[Start Data lines]
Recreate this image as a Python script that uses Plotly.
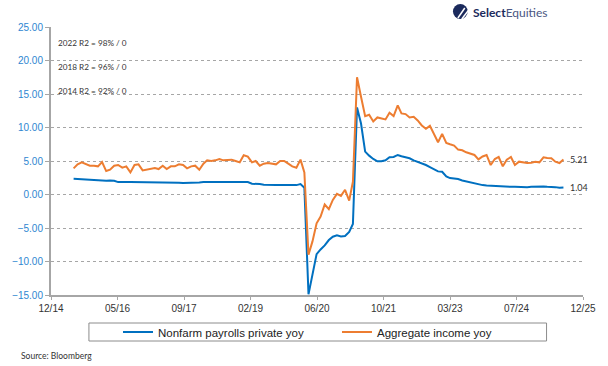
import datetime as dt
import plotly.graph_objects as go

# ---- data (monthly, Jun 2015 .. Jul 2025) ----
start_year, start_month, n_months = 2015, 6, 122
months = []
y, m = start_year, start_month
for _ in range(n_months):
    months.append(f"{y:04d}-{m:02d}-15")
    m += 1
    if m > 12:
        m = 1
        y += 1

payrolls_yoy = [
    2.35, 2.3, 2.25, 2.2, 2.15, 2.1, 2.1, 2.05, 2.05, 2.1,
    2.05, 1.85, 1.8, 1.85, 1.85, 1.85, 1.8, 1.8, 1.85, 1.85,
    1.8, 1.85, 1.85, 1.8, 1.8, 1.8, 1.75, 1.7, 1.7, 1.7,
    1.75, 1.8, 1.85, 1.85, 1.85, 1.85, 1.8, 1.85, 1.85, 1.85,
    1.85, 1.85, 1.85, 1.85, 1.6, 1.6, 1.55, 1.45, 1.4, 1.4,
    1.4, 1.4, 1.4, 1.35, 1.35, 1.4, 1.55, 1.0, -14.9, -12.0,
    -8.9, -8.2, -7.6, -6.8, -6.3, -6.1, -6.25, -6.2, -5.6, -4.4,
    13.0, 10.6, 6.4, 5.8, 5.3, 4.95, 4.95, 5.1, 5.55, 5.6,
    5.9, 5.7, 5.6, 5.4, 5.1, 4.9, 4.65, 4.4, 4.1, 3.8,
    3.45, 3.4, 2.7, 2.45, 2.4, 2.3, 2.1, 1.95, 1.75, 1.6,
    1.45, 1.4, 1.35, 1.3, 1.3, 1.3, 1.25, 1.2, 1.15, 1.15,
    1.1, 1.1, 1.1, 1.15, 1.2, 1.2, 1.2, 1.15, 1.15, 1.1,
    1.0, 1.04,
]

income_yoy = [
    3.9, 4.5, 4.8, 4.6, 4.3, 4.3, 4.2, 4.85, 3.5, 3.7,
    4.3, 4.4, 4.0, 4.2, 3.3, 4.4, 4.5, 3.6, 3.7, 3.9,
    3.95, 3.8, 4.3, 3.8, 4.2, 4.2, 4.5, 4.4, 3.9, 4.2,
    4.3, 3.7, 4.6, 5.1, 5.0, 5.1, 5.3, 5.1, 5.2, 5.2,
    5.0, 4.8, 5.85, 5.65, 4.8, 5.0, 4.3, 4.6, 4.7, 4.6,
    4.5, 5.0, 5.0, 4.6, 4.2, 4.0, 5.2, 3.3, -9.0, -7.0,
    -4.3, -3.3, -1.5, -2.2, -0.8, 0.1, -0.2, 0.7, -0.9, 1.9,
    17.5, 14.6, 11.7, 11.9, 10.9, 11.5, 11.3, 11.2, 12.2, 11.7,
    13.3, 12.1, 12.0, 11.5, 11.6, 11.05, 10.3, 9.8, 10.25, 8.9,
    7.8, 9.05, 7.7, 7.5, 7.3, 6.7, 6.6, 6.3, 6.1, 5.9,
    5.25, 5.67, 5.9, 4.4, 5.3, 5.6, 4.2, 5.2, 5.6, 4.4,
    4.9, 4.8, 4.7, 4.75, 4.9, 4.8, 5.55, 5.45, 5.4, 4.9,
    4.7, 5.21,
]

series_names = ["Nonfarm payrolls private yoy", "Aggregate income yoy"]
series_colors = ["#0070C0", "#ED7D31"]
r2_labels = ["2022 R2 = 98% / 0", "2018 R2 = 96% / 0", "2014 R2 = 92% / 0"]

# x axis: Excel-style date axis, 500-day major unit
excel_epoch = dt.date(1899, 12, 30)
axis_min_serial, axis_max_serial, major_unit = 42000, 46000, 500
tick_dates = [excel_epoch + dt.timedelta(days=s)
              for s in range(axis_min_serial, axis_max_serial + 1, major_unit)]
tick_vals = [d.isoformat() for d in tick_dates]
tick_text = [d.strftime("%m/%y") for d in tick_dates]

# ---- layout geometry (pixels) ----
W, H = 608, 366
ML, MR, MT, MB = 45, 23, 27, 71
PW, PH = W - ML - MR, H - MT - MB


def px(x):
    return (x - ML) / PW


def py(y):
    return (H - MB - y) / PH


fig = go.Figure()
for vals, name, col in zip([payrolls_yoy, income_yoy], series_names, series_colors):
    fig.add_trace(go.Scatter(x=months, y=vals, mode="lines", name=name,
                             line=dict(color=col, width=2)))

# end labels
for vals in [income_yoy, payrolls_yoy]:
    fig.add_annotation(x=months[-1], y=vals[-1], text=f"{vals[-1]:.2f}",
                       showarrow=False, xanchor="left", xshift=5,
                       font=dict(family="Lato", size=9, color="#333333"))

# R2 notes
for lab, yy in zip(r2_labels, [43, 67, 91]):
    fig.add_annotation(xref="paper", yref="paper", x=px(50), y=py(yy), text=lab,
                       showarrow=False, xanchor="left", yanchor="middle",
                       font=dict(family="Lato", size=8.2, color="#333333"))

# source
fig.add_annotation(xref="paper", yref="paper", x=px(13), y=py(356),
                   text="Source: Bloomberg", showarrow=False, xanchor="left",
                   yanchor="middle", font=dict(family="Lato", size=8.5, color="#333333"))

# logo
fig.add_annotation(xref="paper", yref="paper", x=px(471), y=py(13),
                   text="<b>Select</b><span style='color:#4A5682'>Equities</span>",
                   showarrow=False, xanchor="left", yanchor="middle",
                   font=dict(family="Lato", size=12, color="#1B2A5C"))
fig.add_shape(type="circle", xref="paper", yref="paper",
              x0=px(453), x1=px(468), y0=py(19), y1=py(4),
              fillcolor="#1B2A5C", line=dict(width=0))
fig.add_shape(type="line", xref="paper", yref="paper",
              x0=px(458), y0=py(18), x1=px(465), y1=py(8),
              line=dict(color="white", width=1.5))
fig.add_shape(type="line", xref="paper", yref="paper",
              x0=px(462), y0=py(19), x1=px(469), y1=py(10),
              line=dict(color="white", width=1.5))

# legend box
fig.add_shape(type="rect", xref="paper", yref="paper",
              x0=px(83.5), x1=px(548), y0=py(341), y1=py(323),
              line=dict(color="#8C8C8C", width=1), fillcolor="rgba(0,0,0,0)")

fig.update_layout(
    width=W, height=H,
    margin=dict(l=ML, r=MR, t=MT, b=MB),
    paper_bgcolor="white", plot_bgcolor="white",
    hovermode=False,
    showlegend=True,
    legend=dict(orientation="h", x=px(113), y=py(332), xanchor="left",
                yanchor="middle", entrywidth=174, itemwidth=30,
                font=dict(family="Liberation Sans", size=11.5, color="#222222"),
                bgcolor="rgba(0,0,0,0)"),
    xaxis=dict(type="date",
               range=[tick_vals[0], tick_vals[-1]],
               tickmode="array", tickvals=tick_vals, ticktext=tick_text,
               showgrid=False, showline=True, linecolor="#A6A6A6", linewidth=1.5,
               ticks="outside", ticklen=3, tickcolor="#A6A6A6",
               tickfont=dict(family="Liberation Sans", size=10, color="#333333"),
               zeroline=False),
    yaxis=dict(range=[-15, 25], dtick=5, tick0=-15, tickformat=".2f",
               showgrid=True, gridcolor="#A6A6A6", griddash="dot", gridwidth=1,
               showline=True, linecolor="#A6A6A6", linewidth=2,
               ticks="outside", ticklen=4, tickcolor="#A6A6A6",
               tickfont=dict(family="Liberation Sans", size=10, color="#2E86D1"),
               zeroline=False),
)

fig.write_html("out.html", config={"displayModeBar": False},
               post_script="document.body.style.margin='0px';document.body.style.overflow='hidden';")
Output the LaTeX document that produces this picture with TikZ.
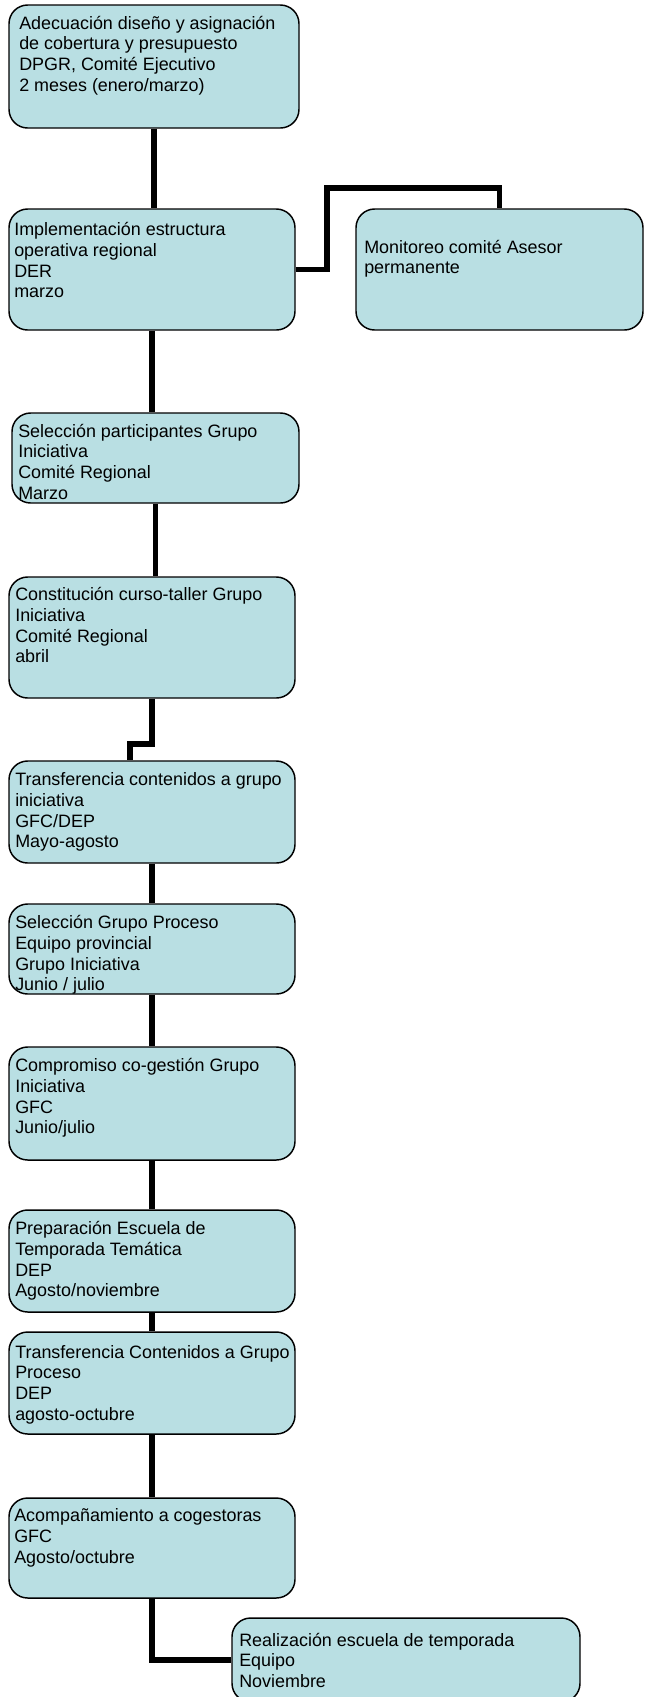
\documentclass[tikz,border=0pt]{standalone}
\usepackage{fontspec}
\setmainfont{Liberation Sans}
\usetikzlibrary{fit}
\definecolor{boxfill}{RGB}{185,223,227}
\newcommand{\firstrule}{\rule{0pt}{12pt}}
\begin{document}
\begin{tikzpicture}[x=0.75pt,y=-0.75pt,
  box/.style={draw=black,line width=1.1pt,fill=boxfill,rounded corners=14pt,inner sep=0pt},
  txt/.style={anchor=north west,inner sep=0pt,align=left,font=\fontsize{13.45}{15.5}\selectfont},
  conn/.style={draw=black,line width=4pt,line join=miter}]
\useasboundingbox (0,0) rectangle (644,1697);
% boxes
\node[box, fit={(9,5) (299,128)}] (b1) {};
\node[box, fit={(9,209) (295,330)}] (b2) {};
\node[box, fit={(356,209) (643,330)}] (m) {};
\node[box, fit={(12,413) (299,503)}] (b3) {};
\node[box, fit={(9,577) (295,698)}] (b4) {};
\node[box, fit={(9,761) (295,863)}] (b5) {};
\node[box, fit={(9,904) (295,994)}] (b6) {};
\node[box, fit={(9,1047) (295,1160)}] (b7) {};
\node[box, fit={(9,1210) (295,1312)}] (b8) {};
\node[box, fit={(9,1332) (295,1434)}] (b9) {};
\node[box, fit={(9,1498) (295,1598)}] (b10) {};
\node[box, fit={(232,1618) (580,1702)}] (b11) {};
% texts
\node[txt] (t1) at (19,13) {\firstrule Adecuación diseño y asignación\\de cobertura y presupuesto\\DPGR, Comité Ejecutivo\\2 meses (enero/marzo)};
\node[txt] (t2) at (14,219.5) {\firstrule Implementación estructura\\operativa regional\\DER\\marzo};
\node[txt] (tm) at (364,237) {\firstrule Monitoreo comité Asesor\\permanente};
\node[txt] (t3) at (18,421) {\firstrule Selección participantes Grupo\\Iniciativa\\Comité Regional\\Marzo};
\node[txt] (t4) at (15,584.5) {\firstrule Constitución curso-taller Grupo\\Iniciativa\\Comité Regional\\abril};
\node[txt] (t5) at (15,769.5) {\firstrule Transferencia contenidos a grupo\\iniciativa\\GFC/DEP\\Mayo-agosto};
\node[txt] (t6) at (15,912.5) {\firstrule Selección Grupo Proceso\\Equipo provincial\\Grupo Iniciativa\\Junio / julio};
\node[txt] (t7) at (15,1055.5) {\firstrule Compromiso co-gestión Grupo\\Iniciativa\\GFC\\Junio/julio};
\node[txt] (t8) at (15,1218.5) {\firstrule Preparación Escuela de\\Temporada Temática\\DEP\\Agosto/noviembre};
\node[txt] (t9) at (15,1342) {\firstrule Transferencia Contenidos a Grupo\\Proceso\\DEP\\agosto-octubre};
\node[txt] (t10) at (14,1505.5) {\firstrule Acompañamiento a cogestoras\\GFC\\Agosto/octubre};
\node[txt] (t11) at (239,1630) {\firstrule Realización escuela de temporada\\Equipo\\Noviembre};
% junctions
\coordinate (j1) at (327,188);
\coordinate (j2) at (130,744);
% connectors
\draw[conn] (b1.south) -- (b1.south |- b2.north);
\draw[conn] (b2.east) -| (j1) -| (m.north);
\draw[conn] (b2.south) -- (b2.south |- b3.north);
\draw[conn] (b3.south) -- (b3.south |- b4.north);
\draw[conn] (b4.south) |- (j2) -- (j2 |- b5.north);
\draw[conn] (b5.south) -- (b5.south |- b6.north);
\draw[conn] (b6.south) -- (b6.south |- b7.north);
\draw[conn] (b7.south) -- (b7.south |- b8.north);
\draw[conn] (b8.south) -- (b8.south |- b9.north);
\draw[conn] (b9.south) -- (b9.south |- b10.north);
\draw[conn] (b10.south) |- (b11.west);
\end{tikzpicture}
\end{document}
[End Data lines]
**Do this:**
Take every line above carrying "that" and return it.

**The completed task:**
Recreate this image as a Python script that uses Plotly.
Output the LaTeX document that produces this picture with TikZ.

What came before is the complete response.